Will Conaway is CIO of Prime Healthcare, which has 40,000 employees, 45 hospitals, and healthcare facilities in 14 states, and a professor for Cornell University’s Industry Labor Relations master’s degree program. His courses include organizational strategy, change management, psychology of leadership, and healthcare certificate programs. Will’s dual existence running IT and teaching has given him a unique perspective on what makes CIOs successful. Conaway has turned this perspective into a list of the “Five Steps of IT Leadership.”

Step 1. Ask the right project definition questions

Can you state with confidence that everyone on a project team understands the scope and target outcome of a project? If not, your project is likely to fail.

“Whenever we launch a new initiative, I go around the room and ask everyone to define the project,” says Conaway. “If even one of the team members has a different understanding of the project than everyone else, we are not ready to start.”

At one point in his career, Conaway and his team were asked by the Employee Health division of his company to build a customer help desk solution modeled after IT’s own service desk. What the IT team heard was “we want you to replicate the tool,” and that’s what they delivered.
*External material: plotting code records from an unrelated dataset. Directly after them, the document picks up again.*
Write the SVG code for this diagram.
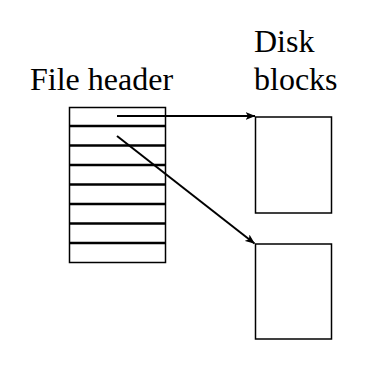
<svg xmlns="http://www.w3.org/2000/svg" width="376" height="384" viewBox="0 0 376 384">
<style>
text{font-family:"Liberation Serif","Times New Roman",serif;font-size:32px;fill:#000}
.box{fill:#fff;stroke:#000;stroke-width:1.5}
.row{stroke:#000;stroke-width:2.5}
.conn{stroke:#000;stroke-width:2;fill:none}
</style>
<defs>
<marker id="arr" viewBox="0 0 10 8" refX="9.5" refY="4" markerWidth="10" markerHeight="8" markerUnits="userSpaceOnUse" orient="auto">
<path d="M0,0 L10,4 L0,8 L2.5,4 z" fill="#000"/>
</marker>
</defs>
<rect width="376" height="384" fill="#fff"/>
<g id="label-file-header"><text x="30" y="90">File header</text></g>
<g id="label-disk-blocks"><text x="254" y="52">Disk</text><text x="254" y="90">blocks</text></g>
<g id="file-header">
<rect class="box" x="69.5" y="107.5" width="96" height="155"/>
<line class="row" x1="69.5" y1="126" x2="165.5" y2="126"/>
<line class="row" x1="69.5" y1="145.5" x2="165.5" y2="145.5"/>
<line class="row" x1="69.5" y1="165" x2="165.5" y2="165"/>
<line class="row" x1="69.5" y1="184.5" x2="165.5" y2="184.5"/>
<line class="row" x1="69.5" y1="204" x2="165.5" y2="204"/>
<line class="row" x1="69.5" y1="223.5" x2="165.5" y2="223.5"/>
<line class="row" x1="69.5" y1="243" x2="165.5" y2="243"/>
</g>
<g id="disk-block-1"><rect class="box" x="255.5" y="117" width="76" height="96"/></g>
<g id="disk-block-2"><rect class="box" x="255.5" y="244" width="76" height="95"/></g>
<g id="connectors">
<line class="conn" x1="117" y1="116" x2="255" y2="116" marker-end="url(#arr)"/>
<line class="conn" x1="117" y1="136" x2="254.5" y2="243.5" marker-end="url(#arr)"/>
</g>
</svg>
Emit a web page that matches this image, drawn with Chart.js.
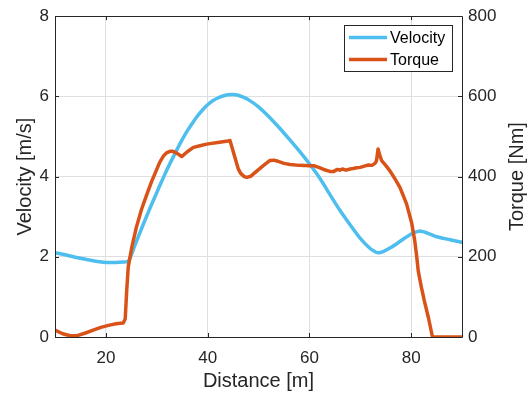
<!DOCTYPE html>
<html>
<head>
<meta charset="utf-8">
<script src="https://cdn.jsdelivr.net/npm/chart.js@4/dist/chart.umd.min.js"></script>
<style>
  html, body { margin: 0; padding: 0; background: #ffffff; }
  #wrap { width: 532px; height: 397px; }
</style>
</head>
<body>
<div id="wrap"><canvas id="c" width="532" height="397"></canvas></div>
<script>
// ---- data ----
const X_TICKS = [20, 40, 60, 80];
const Y_LEFT_TICKS = [0, 2, 4, 6, 8];
const Y_RIGHT_TICKS = [0, 200, 400, 600, 800];

const VEL_DIST = [10,12,14,16,18,20,22,23.5,24.2,24.6,25,26,27,28,29,30,31,32,33,34,35,36,37,38,39,40,41,42,43,44,45,46,47,48,50,52,54,56,58,60,62,64,66,68,70,72,73,73.5,74.5,76,78,80,81.5,83,85,87.5,90];
const VELOCITY = [2.10,2.05,1.99,1.94,1.89,1.86,1.86,1.87,1.88,1.92,2.05,2.38,2.70,3.01,3.31,3.60,3.89,4.17,4.43,4.68,4.92,5.14,5.33,5.51,5.66,5.79,5.89,5.96,6.01,6.04,6.05,6.03,5.98,5.92,5.74,5.50,5.23,4.94,4.64,4.32,3.97,3.56,3.16,2.80,2.46,2.20,2.12,2.10,2.13,2.23,2.40,2.57,2.64,2.60,2.50,2.43,2.36];

const TOR_DIST = [10,11.5,13,14.5,16,17.5,19,20.5,22,23.4,23.8,24.1,24.4,25.1,26,27,28,29,30,30.6,31.3,31.9,32.6,33.2,34,34.9,36,37.2,38.5,39.8,42,44,44.4,45.2,46,46.5,47.2,47.7,48.5,49.6,51,52.2,53,53.6,55,56.2,58,60.1,61,62.1,63,64,64.8,65.5,66,66.5,67.2,68,68.6,69.3,70,70.8,71.6,72.3,72.9,73.2,73.5,73.8,74.2,75,75.8,76.8,77.8,79.1,80.1,80.7,81.1,81.4,82,82.6,83.4,84.2,90];
const TORQUE = [17,8,3,4,10,17,24,29,33,35,45,117,175,224,274,318,354,388,418,436,451,459,463,463,458,450,462,473,477,481,485,489,490,455,420,408,400,398,401,413,428,440,441,439,433,430,428,427,427,422,417,413,413,418,416,419,416,419,420,422,423,426,429,428,433,440,469,455,440,428,415,395,373,332,285,241,200,165,125,90,48,0,0];

const SERIES_NAMES = ['Velocity', 'Torque'];
const X_TITLE = 'Distance [m]';
const Y_LEFT_TITLE = 'Velocity [m/s]';
const Y_RIGHT_TITLE = 'Torque [Nm]';

const toPoints = (xs, ys) => xs.map((x, i) => ({ x: x, y: ys[i] }));

const FONT = '"Liberation Sans", Arial, Helvetica, sans-serif';
const TXT = '#262626';
const VEL_COLOR = '#4DBEEE';
const TOR_COLOR = '#D95319';

Chart.defaults.font.family = FONT;
Chart.defaults.color = TXT;

const decorPlugin = {
  id: 'decor',
  afterDraw(chart) {
    const ctx = chart.ctx;
    const a = chart.chartArea;
    const sx = chart.scales.x, sy = chart.scales.y, sy1 = chart.scales.y1;
    ctx.save();
    // frame
    ctx.strokeStyle = TXT;
    ctx.lineWidth = 1;
    ctx.beginPath();
    ctx.rect(Math.round(a.left) + 0.5, Math.round(a.top) + 0.5,
             Math.round(a.right - a.left), Math.round(a.bottom - a.top));
    ctx.stroke();
    // inward tick marks
    const tl = 4;
    ctx.beginPath();
    X_TICKS.forEach(v => {
      const px = Math.round(sx.getPixelForValue(v)) + 0.5;
      ctx.moveTo(px, a.bottom); ctx.lineTo(px, a.bottom - tl);
      ctx.moveTo(px, a.top); ctx.lineTo(px, a.top + tl);
    });
    Y_LEFT_TICKS.forEach(v => {
      const py = Math.round(sy.getPixelForValue(v)) + 0.5;
      ctx.moveTo(a.left, py); ctx.lineTo(a.left + tl, py);
    });
    Y_RIGHT_TICKS.forEach(v => {
      const py = Math.round(sy1.getPixelForValue(v)) + 0.5;
      ctx.moveTo(a.right, py); ctx.lineTo(a.right - tl, py);
    });
    ctx.stroke();

    // right axis title (reads bottom to top)
    ctx.fillStyle = TXT;
    ctx.font = '20px ' + FONT;
    ctx.textAlign = 'center';
    ctx.textBaseline = 'middle';
    ctx.translate(517, (a.top + a.bottom) / 2);
    ctx.rotate(-Math.PI / 2);
    ctx.fillText(Y_RIGHT_TITLE, 0, 0);
    ctx.setTransform(1, 0, 0, 1, 0, 0);

    // legend box
    const bx = 344.5, by = 25.5, bw = 108, bh = 46;
    ctx.fillStyle = '#ffffff';
    ctx.fillRect(bx, by, bw, bh);
    ctx.strokeStyle = '#262626';
    ctx.lineWidth = 1;
    ctx.strokeRect(bx, by, bw, bh);
    const colors = [VEL_COLOR, TOR_COLOR];
    const rows = [37.5, 59.5];
    ctx.font = '16px ' + FONT;
    ctx.textAlign = 'left';
    ctx.textBaseline = 'middle';
    SERIES_NAMES.forEach((name, i) => {
      ctx.strokeStyle = colors[i];
      ctx.lineWidth = 3.5;
      ctx.beginPath();
      ctx.moveTo(349, rows[i]);
      ctx.lineTo(387, rows[i]);
      ctx.stroke();
      ctx.fillStyle = '#000000';
      ctx.fillText(name, 390, rows[i] + 1);
    });
    ctx.restore();
  }
};

new Chart(document.getElementById('c'), {
  type: 'line',
  data: {
    datasets: [
      {
        label: SERIES_NAMES[0],
        data: toPoints(VEL_DIST, VELOCITY),
        yAxisID: 'y',
        borderColor: VEL_COLOR,
        backgroundColor: VEL_COLOR,
        borderWidth: 3.5,
        pointRadius: 0,
        tension: 0.2,
        borderJoinStyle: 'round',
        borderCapStyle: 'round',
        order: 2
      },
      {
        label: SERIES_NAMES[1],
        data: toPoints(TOR_DIST, TORQUE),
        yAxisID: 'y1',
        borderColor: TOR_COLOR,
        backgroundColor: TOR_COLOR,
        borderWidth: 3.5,
        pointRadius: 0,
        tension: 0,
        borderJoinStyle: 'round',
        borderCapStyle: 'round',
        order: 1
      }
    ]
  },
  options: {
    responsive: false,
    animation: false,
    layout: { padding: { top: 15, left: 0, right: 0, bottom: 0 } },
    plugins: { legend: { display: false }, tooltip: { enabled: false } },
    scales: {
      x: {
        type: 'linear',
        min: 10, max: 90,
        afterBuildTicks: s => { s.ticks = X_TICKS.map(v => ({ value: v })); },
        afterFit: s => { s.height = 60; },
        grid: { color: '#dfdfdf', lineWidth: 1, drawTicks: false },
        border: { display: false },
        ticks: { font: { size: 17 }, color: TXT, padding: 11, maxRotation: 0 },
        title: { display: true, text: X_TITLE, font: { size: 20 }, color: TXT, padding: { top: 0, bottom: 4 } }
      },
      y: {
        type: 'linear',
        position: 'left',
        min: 0, max: 8,
        afterBuildTicks: s => { s.ticks = Y_LEFT_TICKS.map(v => ({ value: v })); },
        afterFit: s => { s.width = 55; },
        grid: { color: '#dfdfdf', lineWidth: 1, drawTicks: false },
        border: { display: false },
        ticks: { font: { size: 17 }, color: TXT, padding: 6 },
        title: { display: true, text: Y_LEFT_TITLE, font: { size: 20 }, color: TXT, padding: { top: 13, bottom: 0 } }
      },
      y1: {
        type: 'linear',
        position: 'right',
        min: 0, max: 800,
        afterBuildTicks: s => { s.ticks = Y_RIGHT_TICKS.map(v => ({ value: v })); },
        afterFit: s => { s.width = 70; },
        grid: { display: false, drawOnChartArea: false, drawTicks: false },
        border: { display: false },
        ticks: { font: { size: 17 }, color: TXT, padding: 6 },
        title: { display: false }
      }
    }
  },
  plugins: [decorPlugin]
});
</script>
</body>
</html>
But what Employee Health required was something quite different: a tool customized for their needs.

“Because we did not drive for total clarity on the request, we did not get the solution right. There was the simple miss of asking what adds value for the customer,” says Conaway.

While Conaway’s team was able to deliver the right solution, the experience reinforced to him the need for IT leaders to ask the right questions before moving forward. What’s more, “by asking the right questions, you encourage people to think analytically, to take ownership for a project, and to limit scope creep,” he says.